> **REQUIREMENTS**:
Copy out each line of the data that holds the word "this".

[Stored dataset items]
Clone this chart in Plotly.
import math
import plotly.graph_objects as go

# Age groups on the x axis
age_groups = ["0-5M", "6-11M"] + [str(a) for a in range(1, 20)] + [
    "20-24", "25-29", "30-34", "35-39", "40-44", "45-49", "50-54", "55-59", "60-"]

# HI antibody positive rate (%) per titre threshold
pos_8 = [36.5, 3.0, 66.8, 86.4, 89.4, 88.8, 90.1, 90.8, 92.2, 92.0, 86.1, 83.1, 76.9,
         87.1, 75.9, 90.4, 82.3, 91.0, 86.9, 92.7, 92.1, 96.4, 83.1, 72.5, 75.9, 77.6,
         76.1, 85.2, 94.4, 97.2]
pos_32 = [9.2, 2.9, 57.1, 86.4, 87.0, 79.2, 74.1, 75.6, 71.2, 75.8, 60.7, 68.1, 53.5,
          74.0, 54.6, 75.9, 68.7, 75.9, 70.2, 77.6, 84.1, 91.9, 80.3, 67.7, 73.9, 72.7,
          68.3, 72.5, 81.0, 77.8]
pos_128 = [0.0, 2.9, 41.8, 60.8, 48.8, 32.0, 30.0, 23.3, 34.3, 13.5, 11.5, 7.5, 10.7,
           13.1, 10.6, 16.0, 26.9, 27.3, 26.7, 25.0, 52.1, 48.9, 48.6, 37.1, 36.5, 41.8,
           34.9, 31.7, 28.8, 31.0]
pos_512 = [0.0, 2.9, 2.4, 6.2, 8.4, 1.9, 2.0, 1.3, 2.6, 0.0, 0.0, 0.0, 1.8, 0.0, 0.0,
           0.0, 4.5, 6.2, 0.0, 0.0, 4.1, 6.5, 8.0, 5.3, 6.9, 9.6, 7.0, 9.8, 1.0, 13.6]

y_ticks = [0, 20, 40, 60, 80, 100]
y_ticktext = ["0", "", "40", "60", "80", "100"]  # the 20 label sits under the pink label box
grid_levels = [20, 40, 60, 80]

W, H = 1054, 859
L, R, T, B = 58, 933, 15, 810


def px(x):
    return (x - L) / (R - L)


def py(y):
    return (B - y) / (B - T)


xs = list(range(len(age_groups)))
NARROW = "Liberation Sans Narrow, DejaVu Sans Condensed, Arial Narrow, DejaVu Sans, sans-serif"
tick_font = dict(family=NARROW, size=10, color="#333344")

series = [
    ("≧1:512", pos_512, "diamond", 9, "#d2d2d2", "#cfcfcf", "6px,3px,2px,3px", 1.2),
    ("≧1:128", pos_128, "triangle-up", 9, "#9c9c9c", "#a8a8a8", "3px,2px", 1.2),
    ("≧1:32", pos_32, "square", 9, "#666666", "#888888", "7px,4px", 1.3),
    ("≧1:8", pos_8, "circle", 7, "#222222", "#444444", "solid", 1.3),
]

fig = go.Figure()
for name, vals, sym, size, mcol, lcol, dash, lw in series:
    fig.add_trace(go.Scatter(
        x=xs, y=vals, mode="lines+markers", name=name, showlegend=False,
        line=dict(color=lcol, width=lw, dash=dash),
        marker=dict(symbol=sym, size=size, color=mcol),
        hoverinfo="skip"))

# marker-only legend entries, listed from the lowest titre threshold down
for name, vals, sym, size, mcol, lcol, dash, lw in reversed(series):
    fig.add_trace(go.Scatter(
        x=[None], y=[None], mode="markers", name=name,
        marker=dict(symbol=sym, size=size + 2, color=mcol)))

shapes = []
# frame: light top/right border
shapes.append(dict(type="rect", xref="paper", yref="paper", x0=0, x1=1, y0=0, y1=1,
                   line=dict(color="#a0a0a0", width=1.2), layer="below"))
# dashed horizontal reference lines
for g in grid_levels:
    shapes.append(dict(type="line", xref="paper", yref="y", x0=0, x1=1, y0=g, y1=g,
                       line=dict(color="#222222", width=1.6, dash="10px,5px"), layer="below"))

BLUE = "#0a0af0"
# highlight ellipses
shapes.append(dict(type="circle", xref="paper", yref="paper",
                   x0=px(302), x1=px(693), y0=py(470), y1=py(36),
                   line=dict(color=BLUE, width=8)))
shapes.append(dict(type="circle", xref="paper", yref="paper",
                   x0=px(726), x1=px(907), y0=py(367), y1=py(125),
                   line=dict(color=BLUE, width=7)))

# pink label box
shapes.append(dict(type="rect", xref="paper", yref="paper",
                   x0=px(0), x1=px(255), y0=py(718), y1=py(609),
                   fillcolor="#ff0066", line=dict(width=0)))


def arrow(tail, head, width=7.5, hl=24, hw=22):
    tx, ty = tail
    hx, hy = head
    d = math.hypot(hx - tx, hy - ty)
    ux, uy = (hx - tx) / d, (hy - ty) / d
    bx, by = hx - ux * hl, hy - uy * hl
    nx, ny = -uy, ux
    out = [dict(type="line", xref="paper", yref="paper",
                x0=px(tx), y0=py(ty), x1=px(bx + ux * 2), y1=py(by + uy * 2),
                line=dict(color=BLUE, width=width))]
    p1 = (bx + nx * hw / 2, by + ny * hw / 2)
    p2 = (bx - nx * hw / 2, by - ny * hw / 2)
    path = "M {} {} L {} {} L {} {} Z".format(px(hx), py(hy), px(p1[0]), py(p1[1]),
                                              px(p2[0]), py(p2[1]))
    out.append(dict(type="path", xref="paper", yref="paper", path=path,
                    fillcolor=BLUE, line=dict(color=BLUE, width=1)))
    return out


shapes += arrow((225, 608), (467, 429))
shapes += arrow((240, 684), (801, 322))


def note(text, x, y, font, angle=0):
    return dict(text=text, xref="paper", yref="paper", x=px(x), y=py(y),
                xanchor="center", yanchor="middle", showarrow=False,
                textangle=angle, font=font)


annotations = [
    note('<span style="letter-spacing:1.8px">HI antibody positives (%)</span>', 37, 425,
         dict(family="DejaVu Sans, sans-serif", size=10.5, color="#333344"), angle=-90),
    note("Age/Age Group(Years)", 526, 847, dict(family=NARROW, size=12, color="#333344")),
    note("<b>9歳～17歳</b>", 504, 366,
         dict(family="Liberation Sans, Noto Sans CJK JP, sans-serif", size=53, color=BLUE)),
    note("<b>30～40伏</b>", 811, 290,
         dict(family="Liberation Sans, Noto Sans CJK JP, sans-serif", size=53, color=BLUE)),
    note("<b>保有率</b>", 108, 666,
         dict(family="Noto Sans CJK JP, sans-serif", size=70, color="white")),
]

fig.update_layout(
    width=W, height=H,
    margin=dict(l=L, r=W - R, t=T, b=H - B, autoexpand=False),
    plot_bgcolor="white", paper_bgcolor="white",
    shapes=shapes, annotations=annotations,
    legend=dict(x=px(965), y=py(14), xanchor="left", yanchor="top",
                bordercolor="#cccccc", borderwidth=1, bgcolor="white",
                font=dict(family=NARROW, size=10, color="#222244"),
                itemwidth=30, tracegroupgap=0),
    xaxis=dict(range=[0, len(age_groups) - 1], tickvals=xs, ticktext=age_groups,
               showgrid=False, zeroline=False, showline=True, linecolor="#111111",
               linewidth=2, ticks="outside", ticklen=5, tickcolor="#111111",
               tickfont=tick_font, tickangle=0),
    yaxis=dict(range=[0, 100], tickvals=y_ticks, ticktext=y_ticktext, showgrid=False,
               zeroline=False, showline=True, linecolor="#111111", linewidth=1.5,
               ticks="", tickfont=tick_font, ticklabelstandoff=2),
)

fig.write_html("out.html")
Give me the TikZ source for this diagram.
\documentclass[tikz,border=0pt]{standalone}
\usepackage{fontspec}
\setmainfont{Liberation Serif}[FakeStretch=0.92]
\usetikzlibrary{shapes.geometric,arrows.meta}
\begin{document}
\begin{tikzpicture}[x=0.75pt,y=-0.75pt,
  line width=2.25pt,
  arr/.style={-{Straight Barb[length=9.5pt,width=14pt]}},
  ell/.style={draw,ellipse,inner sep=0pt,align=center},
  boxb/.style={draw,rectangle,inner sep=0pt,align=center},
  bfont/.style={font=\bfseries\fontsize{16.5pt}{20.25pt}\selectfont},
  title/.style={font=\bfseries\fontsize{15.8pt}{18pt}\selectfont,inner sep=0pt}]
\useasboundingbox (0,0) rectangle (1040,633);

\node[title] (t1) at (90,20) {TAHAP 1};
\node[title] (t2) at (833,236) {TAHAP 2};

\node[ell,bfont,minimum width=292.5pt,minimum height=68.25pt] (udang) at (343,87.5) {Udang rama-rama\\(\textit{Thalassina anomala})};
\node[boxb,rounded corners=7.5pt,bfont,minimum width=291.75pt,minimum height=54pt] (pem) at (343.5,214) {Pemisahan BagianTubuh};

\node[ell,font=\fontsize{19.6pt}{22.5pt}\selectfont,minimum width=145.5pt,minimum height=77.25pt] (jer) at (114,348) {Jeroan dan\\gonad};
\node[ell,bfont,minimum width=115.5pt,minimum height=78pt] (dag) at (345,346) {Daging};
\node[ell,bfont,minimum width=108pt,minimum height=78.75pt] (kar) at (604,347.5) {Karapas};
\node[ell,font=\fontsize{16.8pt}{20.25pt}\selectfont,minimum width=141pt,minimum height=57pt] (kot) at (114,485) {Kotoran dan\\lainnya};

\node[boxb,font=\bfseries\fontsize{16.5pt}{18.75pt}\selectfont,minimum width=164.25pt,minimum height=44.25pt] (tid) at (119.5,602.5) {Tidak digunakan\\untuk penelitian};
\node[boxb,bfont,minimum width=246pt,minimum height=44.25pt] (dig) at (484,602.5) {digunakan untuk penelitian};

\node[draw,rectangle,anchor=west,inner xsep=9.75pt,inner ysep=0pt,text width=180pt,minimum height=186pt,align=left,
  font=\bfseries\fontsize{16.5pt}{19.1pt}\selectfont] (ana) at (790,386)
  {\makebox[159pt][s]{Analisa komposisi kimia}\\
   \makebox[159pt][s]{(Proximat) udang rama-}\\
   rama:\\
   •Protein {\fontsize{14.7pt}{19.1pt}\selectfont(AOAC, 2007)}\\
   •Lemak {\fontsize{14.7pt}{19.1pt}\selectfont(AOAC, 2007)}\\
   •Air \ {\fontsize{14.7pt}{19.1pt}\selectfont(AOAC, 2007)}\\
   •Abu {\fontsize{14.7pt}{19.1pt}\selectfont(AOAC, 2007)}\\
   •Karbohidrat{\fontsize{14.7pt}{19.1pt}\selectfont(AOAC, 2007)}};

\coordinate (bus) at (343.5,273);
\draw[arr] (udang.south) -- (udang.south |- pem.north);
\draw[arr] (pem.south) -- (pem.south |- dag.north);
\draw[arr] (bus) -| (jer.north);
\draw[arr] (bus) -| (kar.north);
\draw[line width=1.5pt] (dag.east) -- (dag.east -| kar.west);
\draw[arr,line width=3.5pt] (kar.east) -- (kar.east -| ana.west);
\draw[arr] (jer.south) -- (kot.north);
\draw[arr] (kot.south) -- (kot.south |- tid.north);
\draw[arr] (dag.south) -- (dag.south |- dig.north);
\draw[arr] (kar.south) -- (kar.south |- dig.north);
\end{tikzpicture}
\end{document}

> **TASK RESPONSE**:
Clone this chart in Plotly.
Give me the TikZ source for this diagram.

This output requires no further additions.